EXERCISE GOAL
Retype the opening lines of the data exactly, stopping after the line that contains "10, 11, 12]". Skip every picture.

DATASET SECTION
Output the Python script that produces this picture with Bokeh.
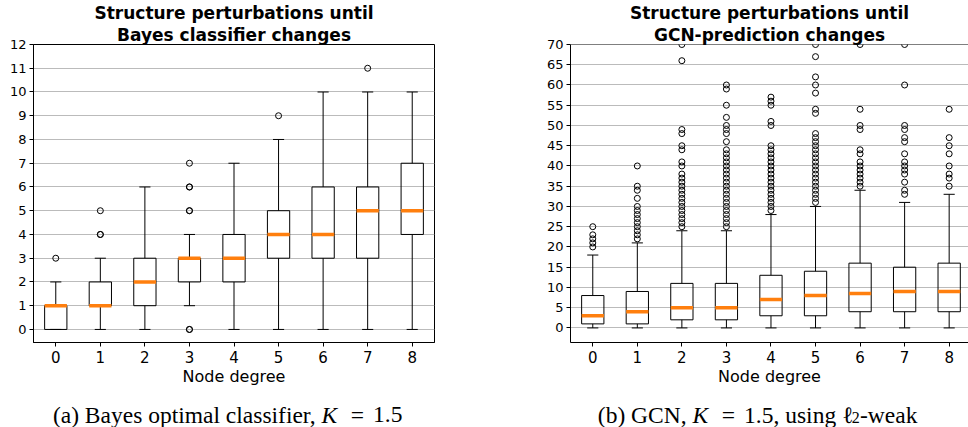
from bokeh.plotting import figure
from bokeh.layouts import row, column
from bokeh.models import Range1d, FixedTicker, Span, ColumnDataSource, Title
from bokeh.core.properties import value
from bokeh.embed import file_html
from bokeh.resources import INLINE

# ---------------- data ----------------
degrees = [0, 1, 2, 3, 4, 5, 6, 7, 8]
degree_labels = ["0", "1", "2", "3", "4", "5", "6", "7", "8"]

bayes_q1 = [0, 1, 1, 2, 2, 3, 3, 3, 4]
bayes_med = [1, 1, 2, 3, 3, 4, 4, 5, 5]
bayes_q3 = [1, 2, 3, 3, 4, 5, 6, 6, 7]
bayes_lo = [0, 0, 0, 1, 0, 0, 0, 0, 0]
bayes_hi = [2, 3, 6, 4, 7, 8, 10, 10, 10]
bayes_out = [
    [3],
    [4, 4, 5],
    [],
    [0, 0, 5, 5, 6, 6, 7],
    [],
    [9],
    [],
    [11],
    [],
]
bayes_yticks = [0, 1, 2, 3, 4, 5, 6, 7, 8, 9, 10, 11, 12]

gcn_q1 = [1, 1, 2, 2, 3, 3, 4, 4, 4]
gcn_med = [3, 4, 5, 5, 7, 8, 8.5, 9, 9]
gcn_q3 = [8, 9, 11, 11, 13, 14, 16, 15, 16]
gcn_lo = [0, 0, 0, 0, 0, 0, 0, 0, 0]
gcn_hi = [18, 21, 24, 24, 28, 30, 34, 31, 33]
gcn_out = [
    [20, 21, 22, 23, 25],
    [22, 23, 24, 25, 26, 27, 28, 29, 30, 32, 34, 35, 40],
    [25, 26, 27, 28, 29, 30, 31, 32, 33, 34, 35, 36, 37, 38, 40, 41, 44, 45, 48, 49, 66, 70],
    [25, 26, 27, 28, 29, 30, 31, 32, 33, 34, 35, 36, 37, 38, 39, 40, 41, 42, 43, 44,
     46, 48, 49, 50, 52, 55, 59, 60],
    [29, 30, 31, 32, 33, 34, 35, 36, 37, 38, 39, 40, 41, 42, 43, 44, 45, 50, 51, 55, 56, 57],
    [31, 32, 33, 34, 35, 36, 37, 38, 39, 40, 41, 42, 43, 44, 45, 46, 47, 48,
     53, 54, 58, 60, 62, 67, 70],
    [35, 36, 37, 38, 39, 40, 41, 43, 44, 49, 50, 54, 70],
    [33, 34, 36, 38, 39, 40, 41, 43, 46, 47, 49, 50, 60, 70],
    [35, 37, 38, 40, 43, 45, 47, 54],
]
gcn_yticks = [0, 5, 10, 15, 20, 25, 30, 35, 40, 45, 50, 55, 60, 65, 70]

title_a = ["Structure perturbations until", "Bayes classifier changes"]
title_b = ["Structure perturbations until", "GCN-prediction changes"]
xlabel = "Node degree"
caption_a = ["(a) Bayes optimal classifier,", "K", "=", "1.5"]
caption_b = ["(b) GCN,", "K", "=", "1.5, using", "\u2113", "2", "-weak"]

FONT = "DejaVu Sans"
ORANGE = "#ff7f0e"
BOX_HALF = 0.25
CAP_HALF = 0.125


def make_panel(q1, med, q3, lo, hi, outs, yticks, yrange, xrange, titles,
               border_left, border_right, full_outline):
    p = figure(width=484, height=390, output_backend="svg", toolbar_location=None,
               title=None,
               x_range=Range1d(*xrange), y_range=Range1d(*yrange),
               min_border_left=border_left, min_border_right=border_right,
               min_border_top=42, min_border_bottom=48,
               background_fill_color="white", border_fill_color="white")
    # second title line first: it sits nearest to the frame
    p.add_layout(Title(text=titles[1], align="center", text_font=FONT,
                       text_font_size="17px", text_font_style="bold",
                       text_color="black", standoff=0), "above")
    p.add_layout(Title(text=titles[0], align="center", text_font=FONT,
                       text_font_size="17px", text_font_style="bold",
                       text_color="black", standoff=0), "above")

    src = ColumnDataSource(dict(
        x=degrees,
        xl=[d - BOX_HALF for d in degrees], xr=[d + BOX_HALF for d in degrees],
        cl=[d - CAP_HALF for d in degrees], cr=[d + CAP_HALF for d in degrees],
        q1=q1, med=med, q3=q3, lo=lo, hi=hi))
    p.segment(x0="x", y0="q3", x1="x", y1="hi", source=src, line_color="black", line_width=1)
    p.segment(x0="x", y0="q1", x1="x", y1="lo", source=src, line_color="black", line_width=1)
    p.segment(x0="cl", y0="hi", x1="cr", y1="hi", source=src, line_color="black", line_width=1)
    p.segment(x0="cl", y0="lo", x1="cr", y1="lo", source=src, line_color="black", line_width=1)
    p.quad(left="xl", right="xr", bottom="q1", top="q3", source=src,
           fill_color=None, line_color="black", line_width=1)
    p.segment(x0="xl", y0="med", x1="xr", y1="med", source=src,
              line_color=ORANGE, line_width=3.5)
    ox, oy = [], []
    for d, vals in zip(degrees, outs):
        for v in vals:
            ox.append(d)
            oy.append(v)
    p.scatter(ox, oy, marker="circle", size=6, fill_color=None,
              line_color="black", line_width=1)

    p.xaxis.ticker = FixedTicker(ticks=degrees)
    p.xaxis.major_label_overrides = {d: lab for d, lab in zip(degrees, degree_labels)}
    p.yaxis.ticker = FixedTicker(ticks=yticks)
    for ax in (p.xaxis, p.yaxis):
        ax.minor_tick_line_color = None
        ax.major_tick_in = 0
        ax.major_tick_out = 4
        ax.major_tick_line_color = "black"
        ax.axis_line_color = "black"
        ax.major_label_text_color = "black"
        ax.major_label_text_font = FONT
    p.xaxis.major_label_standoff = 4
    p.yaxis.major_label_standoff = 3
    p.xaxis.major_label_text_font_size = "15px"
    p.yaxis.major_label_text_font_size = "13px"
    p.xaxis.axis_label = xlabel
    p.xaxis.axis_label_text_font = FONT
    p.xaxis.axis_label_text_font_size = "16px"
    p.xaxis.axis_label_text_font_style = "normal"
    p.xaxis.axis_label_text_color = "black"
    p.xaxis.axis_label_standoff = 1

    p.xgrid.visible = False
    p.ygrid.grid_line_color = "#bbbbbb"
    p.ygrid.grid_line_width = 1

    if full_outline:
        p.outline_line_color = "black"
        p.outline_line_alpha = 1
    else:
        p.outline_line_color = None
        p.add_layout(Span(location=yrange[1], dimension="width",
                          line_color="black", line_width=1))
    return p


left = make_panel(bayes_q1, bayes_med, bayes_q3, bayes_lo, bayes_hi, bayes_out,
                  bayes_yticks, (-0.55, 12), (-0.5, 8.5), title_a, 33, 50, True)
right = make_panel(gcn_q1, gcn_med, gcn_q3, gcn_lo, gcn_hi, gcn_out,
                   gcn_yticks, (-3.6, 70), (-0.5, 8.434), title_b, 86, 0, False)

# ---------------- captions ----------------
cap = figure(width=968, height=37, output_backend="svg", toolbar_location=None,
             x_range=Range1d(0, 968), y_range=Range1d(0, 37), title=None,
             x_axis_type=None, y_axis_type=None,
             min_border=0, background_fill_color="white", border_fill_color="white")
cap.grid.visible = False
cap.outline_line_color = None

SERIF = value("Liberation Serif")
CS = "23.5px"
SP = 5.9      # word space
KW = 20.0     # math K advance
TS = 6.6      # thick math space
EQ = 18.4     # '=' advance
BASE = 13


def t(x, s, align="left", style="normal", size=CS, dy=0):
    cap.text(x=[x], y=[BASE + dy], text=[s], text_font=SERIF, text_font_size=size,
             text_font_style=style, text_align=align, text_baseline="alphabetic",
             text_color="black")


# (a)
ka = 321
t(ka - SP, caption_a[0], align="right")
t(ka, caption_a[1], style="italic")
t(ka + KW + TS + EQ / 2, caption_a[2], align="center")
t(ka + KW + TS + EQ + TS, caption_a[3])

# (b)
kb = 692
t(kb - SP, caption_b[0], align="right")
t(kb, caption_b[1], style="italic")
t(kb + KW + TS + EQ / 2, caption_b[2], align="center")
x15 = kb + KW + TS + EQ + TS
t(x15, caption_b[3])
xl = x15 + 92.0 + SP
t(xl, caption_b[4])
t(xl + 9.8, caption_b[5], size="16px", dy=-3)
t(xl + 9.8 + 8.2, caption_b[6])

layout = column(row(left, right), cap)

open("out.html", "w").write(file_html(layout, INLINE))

EXERCISE SOLUTION
Output the Python script that produces this picture with Bokeh.
from bokeh.plotting import figure
from bokeh.layouts import row, column
from bokeh.models import Range1d, FixedTicker, Span, ColumnDataSource, Title
from bokeh.core.properties import value
from bokeh.embed import file_html
from bokeh.resources import INLINE

# ---------------- data ----------------
degrees = [0, 1, 2, 3, 4, 5, 6, 7, 8]
degree_labels = ["0", "1", "2", "3", "4", "5", "6", "7", "8"]

bayes_q1 = [0, 1, 1, 2, 2, 3, 3, 3, 4]
bayes_med = [1, 1, 2, 3, 3, 4, 4, 5, 5]
bayes_q3 = [1, 2, 3, 3, 4, 5, 6, 6, 7]
bayes_lo = [0, 0, 0, 1, 0, 0, 0, 0, 0]
bayes_hi = [2, 3, 6, 4, 7, 8, 10, 10, 10]
bayes_out = [
    [3],
    [4, 4, 5],
    [],
    [0, 0, 5, 5, 6, 6, 7],
    [],
    [9],
    [],
    [11],
    [],
]
bayes_yticks = [0, 1, 2, 3, 4, 5, 6, 7, 8, 9, 10, 11, 12]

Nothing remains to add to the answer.